- Also called: Procreation Day
- Observed by: Russia
- Date: September 12
- Next time: 12 September 2025
- Frequency: annual

= Day of Conception =

Russian holiday

Day of Conception (also known as Procreation Day) is a Russian Holiday made popular by the region of Ulyanovsk, birthplace of Vladimir Lenin. The day itself takes place on September 12, and couples who then have a child on June 12 are rewarded by the regional government.

== History ==

In his 2006 State of the Nation address, Russian President Vladimir Putin called the demographic crisis the most urgent problem facing Russia and announced efforts to boost Russia's birth rate, including cash incentives to families that have more than one child.

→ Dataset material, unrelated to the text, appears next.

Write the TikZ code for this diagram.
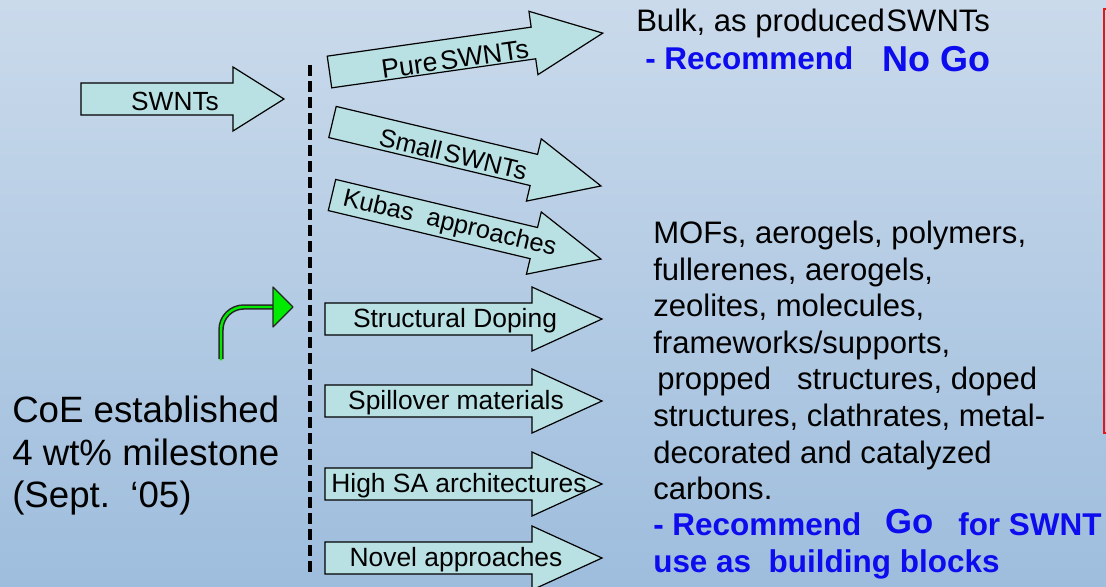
\documentclass[tikz,border=0pt]{standalone}
\usepackage{fontspec}
\setmainfont{Liberation Sans}
\definecolor{bgtop}{RGB}{202,218,235}
\definecolor{bgbot}{RGB}{158,189,221}
\definecolor{arrfill}{RGB}{185,224,227}
\definecolor{gogreen}{RGB}{0,235,0}
\definecolor{goblue}{RGB}{12,12,238}
\definecolor{boxred}{RGB}{235,20,20}
\tikzset{
  arrowbox/.style={draw=black, fill=arrfill, line width=0.9pt, line join=miter},
  arrowlabel/.style={inner sep=0pt, anchor=center},
  rtext/.style={anchor=base west, inner sep=0pt, font=\fontsize{23.3}{27}\selectfont},
  btext/.style={anchor=base west, inner sep=0pt, text=goblue, font=\bfseries\fontsize{23.6}{27}\selectfont},
  coetext/.style={anchor=base west, inner sep=0pt, font=\fontsize{27.5}{33}\selectfont},
}
% #1 name, #2 tail x, #3 tail y, #4 angle, #5 length, #6 head length, #7 label pos (along,perp), #8 font size, #9 text
\newcommand{\blockarrow}[9]{%
  \begin{scope}[shift={(#2,#3)},rotate=#4]
    \draw[arrowbox] (0,-16) -- ({#5-#6},-16) -- ({#5-#6},-32) -- (#5,0) -- ({#5-#6},32) -- ({#5-#6},16) -- (0,16) -- cycle;
    \node[arrowlabel,rotate=#4,font=\fontsize{#8}{#8}\selectfont] (#1) at (#7) {#9};
  \end{scope}}
\begin{document}
\begin{tikzpicture}[x=0.75pt,y=-0.75pt]
\useasboundingbox (0,0) rectangle (1106,586);
\clip (0,0) rectangle (1106,586);
\shade[top color=bgtop, bottom color=bgbot] (0,0) rectangle (1106,586);

% red frame (partly visible)
\draw[boxred, line width=1.8pt] (1104,9) rectangle (1130,433);

% dashed divider
\coordinate (dtop) at (310,65);
\coordinate (dbot) at (310,576);
\draw[line width=3pt, dash pattern=on 8.25pt off 3.75pt] (dtop) -- (dbot);

% block arrows
\blockarrow{swnts}{81}{99}{0}{203}{51}{94,2}{19.7}{SWNTs}
\blockarrow{pure}{329.5}{72}{8.1}{276}{70}{126,5}{20}{Pure\hspace{0.12em}SWNTs}
\blockarrow{small}{332.5}{122}{-13.4}{276}{69}{125,3}{19}{Small\hspace{0.12em}SWNTs}
\blockarrow{kubas}{332}{195}{-13.4}{276.5}{69}{121,1}{19}{Kubas\ \ approaches}
\blockarrow{doping}{325}{319}{0}{277}{70}{130,2}{19.8}{Structural Doping}
\blockarrow{spill}{325}{401}{0}{277}{70}{131,2}{19.8}{Spillover materials}
\blockarrow{highsa}{325}{484}{0}{277}{70}{134,2}{19.8}{High SA architectures}
\blockarrow{novel}{325}{558}{0}{277}{70}{131,2}{19.8}{Novel approaches}

% green bent arrow
\coordinate (gs) at (221,359);
\coordinate (gc) at (221,307);
\coordinate (ge) at (275,307);
\draw[line width=4.1pt, black!85, rounded corners=17pt] (gs) -- (gc) -- (ge);
\draw[line width=1.8pt, gogreen, rounded corners=17pt] ([yshift=-1pt]gs) -- (gc) -- (ge);
\draw[fill=gogreen, draw=black!85, line width=0.9pt, line join=round] (273,287) -- (293,307) -- (273,327) -- cycle;

% left text
\node[coetext] (coe1) at (12,422) {CoE established};
\node[coetext] (coe2) at (12,465) {4 wt\% milestone};
\node[coetext] (coe3) at (12,507) {(Sept.\ \ ‘05)};

% top right text
\node[rtext] (bulk) at (636,31) {Bulk, as produced\hspace{0.05em}SWNTs};
\node[btext] (rec1) at (645,69) {- Recommend};
\node[btext, font=\bfseries\fontsize{27}{31}\selectfont] (nogo) at (882,71) {No Go};

% lower right text
\node[rtext] (l1) at (653,243) {MOFs, aerogels, polymers,};
\node[rtext] (l2) at (653,280) {fullerenes, aerogels,};
\node[rtext] (l3) at (653,316) {zeolites, molecules,};
\node[rtext] (l4) at (653,353) {frameworks/supports,};
\node[rtext] (l5) at (657,389) {propped\ \ \ structures, doped};
\node[rtext] (l6) at (653,426) {structures, clathrates, metal-};
\node[rtext] (l7) at (653,463) {decorated and catalyzed};
\node[rtext] (l8) at (653,499) {carbons.};
\node[btext] (rec2) at (653,535) {- Recommend};
\node[btext, font=\bfseries\fontsize{26}{30}\selectfont] (go) at (885,533) {Go};
\node[btext] (forswnt) at (958,535) {for SWNT};
\node[btext] (use) at (653,572) {use as\ \ building blocks};
\end{tikzpicture}
\end{document}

In 2005, Gov. Sergey Ivanovich Morozov of Ulyanovsk, the region about 800 kilometres east of Moscow, added an element of fun to the national campaign by declaring September 12th the Day of Conception and giving couples time off from work to procreate and produce the next generation. The 2007 grand prize went to Irina and Andrei Kartuzov, who received a UAZ-Patriot, a sport utility vehicle made in Ulyanovsk. Other contestants won video cameras, TVs, refrigerators and washing machines. The event is designed to reduce what some Russian elements view as increasing sexlessness among young people in Russia.